China-Asean relations are in the early stages of a virtuous cycle that took root – contrary to Washington’s and Western expectations – on the very day the Philippines vs China arbitral tribunal rendered its award.
During an earlier virtuous cycle from 2002 to 2008, the two sides had made important headway in their relationship. Following the signing of the Declaration on the Conduct of Parties in the South China Sea in November 2002, the sides went on to establish a Strategic Partnership in October 2003 and Beijing became the first official non-Asean country to accede to the Treaty of Amity and Cooperation in Southeast Asia. China’s relations with Asean countries, too, reached important highs during this period, leading to what came to be termed as Beijing’s “charm offensive” towards Southeast Asia.
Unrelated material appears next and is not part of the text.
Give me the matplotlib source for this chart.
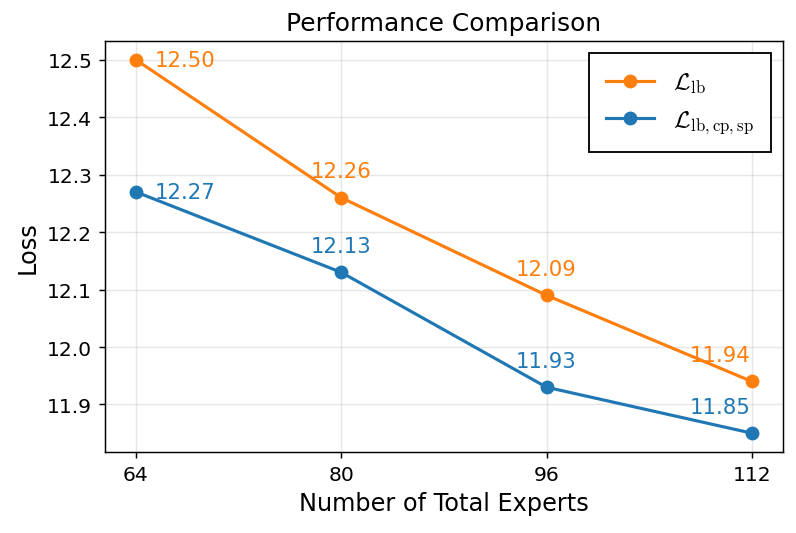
import matplotlib.pyplot as plt

plt.rcParams['mathtext.fontset'] = 'cm'

experts = [64, 80, 96, 112]
loss_lb = [12.50, 12.26, 12.09, 11.94]
loss_lb_cp_sp = [12.27, 12.13, 11.93, 11.85]

# label offsets in points, per point
offs = [(10, 0, 'left', 'center'), (0, 9, 'center', 'bottom'),
        (0, 9, 'center', 'bottom'), (-17, 9, 'center', 'bottom')]

fig, ax = plt.subplots(figsize=(6, 4.02), dpi=132.83)
fig.subplots_adjust(left=0.132, right=0.982, top=0.921, bottom=0.152)

ax.plot(experts, loss_lb, marker='o', color='#ff7f0e', linewidth=1.7, markersize=6.5,
        label=r'$\mathcal{L}_{\mathrm{lb}}$')
ax.plot(experts, loss_lb_cp_sp, marker='o', color='#1f77b4', linewidth=1.7, markersize=6.5,
        label=r'$\mathcal{L}_{\mathrm{lb,cp,sp}}$')

for ys, c in [(loss_lb, '#ff7f0e'), (loss_lb_cp_sp, '#1f77b4')]:
    for x, y, (dx, dy, ha, va) in zip(experts, ys, offs):
        ax.annotate(f'{y:.2f}', (x, y), xytext=(dx, dy), textcoords='offset points',
                    ha=ha, va=va, color=c, fontsize=11.5)

ax.set_xticks(experts)
ax.tick_params(labelsize=11)
ax.set_xlabel('Number of Total Experts', fontsize=13)
ax.set_ylabel('Loss', fontsize=13)
ax.set_title('Performance Comparison', fontsize=13.5)
ax.grid(True, alpha=0.3)
ax.legend(fancybox=False, edgecolor='black', framealpha=1, fontsize=13, borderpad=0.7)

fig.savefig('out.png')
Likewise, the opening of a new chapter in China-Asean cooperation on July 12, 2016, has already witnessed the successful testing of their foreign ministry to foreign ministry hotline to manage maritime emergencies, the operationalisation of the Joint Statement on the Application of the Code for Unplanned Encounters at Sea in the South China Sea, the adoption of the framework of a Code of Conduct and, as announced earlier this week, an agreement among the parties on a Single Draft Code of Conduct Negotiating Text. Similarly important progress should not be discounted over the next two to three years. Imaginative approaches by China and claimant states, notably the Philippines, to address their common resource-based challenges are also likely to be a feature of this cycle.
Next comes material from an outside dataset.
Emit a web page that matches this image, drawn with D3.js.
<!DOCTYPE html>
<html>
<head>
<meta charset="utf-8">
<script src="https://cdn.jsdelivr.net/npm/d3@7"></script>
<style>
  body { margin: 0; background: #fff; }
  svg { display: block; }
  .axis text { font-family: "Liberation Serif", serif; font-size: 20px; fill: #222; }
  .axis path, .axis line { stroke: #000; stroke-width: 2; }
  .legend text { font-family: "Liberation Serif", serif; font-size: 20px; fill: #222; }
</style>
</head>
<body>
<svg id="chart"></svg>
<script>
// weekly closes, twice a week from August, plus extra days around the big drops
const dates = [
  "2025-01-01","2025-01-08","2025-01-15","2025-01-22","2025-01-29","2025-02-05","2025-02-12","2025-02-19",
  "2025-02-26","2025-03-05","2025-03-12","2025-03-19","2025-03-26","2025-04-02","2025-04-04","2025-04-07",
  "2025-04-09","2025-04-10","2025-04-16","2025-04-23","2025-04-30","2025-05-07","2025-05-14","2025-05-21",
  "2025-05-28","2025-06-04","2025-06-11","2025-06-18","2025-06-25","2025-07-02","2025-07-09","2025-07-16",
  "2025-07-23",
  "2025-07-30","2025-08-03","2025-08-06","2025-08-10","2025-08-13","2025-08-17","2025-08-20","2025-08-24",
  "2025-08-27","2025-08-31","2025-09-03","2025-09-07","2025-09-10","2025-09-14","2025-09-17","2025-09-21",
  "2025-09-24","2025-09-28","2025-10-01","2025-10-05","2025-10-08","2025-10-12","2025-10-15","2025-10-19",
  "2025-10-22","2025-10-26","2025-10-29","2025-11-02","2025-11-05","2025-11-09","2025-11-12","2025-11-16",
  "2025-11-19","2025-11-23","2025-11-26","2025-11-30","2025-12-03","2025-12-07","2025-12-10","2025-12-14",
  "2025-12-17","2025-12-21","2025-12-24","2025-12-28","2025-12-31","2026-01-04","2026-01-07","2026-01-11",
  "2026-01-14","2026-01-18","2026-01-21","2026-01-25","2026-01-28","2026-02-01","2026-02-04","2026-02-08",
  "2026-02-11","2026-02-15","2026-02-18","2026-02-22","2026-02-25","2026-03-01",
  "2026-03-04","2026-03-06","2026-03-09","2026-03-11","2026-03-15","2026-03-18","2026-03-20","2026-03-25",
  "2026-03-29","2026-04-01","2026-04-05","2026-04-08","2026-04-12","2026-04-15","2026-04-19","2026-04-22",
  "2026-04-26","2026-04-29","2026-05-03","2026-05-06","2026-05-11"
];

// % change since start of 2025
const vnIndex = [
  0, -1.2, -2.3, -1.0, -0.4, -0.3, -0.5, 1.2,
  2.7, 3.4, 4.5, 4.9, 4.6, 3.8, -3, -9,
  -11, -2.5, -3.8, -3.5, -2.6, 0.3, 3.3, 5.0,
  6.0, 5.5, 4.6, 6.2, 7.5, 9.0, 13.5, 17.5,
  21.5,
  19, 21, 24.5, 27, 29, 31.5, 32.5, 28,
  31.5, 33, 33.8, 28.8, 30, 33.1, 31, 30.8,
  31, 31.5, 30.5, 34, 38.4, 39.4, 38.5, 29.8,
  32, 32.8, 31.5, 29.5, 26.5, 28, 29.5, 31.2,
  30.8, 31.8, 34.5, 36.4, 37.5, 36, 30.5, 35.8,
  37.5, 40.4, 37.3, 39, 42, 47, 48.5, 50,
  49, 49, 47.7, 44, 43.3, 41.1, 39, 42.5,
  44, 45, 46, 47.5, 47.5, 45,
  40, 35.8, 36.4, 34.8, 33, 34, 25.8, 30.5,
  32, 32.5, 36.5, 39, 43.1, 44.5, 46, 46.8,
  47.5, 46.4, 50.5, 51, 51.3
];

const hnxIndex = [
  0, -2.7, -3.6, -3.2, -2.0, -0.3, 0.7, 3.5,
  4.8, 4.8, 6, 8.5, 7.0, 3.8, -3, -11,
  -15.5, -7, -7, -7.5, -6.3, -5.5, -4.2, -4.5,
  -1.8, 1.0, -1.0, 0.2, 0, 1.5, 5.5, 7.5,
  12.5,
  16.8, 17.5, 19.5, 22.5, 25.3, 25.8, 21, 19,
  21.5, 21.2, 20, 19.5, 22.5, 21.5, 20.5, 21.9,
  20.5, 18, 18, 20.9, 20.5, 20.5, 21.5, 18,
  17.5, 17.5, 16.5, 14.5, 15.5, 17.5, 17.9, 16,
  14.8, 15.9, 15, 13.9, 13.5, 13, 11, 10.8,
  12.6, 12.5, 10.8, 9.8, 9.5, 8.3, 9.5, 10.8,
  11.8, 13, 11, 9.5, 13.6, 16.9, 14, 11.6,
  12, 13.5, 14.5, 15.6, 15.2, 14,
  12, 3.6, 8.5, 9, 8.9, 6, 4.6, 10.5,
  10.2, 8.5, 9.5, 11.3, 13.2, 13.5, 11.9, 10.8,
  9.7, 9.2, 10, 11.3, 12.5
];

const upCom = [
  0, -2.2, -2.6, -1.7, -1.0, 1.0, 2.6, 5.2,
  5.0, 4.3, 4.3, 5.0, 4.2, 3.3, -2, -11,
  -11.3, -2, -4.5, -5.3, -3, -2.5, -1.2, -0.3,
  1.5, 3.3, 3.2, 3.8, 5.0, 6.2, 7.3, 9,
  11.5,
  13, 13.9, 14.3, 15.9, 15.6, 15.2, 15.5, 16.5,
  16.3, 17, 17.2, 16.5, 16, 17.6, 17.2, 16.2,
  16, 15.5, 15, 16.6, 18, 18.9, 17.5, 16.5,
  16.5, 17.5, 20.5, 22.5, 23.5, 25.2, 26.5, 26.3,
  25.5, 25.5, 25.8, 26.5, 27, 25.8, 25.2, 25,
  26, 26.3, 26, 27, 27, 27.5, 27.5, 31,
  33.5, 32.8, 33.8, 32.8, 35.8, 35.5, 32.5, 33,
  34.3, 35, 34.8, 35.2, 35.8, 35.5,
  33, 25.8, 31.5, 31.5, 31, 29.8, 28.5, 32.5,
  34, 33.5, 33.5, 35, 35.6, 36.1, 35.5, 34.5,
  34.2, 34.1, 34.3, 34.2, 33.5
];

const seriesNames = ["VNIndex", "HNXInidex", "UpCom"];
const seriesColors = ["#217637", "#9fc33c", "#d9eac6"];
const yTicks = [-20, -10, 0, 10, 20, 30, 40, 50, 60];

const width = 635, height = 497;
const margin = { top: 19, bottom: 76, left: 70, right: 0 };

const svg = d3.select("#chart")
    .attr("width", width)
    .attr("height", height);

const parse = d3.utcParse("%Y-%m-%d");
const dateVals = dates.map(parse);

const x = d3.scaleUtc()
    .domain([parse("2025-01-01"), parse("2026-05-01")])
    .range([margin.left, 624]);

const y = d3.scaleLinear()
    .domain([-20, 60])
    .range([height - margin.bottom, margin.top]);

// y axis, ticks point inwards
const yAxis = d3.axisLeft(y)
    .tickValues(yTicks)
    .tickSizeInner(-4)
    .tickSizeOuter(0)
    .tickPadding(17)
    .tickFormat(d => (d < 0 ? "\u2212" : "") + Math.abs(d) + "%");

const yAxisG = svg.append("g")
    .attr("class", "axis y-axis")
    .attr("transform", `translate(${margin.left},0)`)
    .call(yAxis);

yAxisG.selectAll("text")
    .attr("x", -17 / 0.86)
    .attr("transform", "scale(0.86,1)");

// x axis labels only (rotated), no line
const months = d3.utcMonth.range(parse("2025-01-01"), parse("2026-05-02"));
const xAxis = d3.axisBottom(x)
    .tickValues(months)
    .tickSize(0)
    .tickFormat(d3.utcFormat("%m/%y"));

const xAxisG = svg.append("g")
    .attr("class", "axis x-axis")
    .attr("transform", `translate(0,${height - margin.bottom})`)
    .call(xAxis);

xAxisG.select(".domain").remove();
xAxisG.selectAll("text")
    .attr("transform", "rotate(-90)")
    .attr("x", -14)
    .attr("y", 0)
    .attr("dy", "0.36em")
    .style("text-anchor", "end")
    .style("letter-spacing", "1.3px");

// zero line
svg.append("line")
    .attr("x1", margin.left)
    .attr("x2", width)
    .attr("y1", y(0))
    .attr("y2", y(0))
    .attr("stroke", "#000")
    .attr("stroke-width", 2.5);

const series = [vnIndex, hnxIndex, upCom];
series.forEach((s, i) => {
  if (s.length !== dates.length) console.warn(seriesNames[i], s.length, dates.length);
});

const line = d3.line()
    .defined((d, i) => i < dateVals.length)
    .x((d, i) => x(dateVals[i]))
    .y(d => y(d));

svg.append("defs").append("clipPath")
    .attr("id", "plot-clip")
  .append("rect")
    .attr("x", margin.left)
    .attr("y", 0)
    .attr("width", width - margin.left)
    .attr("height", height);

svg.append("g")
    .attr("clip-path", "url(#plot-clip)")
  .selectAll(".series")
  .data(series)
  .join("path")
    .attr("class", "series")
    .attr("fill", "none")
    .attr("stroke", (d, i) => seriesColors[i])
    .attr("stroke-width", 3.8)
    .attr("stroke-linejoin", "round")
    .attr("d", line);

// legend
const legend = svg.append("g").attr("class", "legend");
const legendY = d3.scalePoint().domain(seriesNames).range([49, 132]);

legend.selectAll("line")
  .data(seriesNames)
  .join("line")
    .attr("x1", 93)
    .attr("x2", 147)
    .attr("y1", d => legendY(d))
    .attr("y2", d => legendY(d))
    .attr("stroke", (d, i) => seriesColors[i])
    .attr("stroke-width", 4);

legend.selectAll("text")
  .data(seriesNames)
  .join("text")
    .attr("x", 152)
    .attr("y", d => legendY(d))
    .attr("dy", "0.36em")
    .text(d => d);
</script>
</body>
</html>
Washington’s “Free and Open Indo-Pacific Strategy”, even more so than the “Rebalance to Asia” strategy, is utterly unsuited to cope with the opportunity at hand. It lacks resolution, resources and re-imagination. Without an altogether more wholehearted embrace of the Asia’s Asean-centred security multilateralism as well as deeper integration within the Asia-Pacific’s emerging community-style economic order, the US will find itself relegated to the sidelines. The US sat out the previous China-Asean cycle in the 2000s; its looks set to do so again – with the inevitable diminution of its influence felt down the line.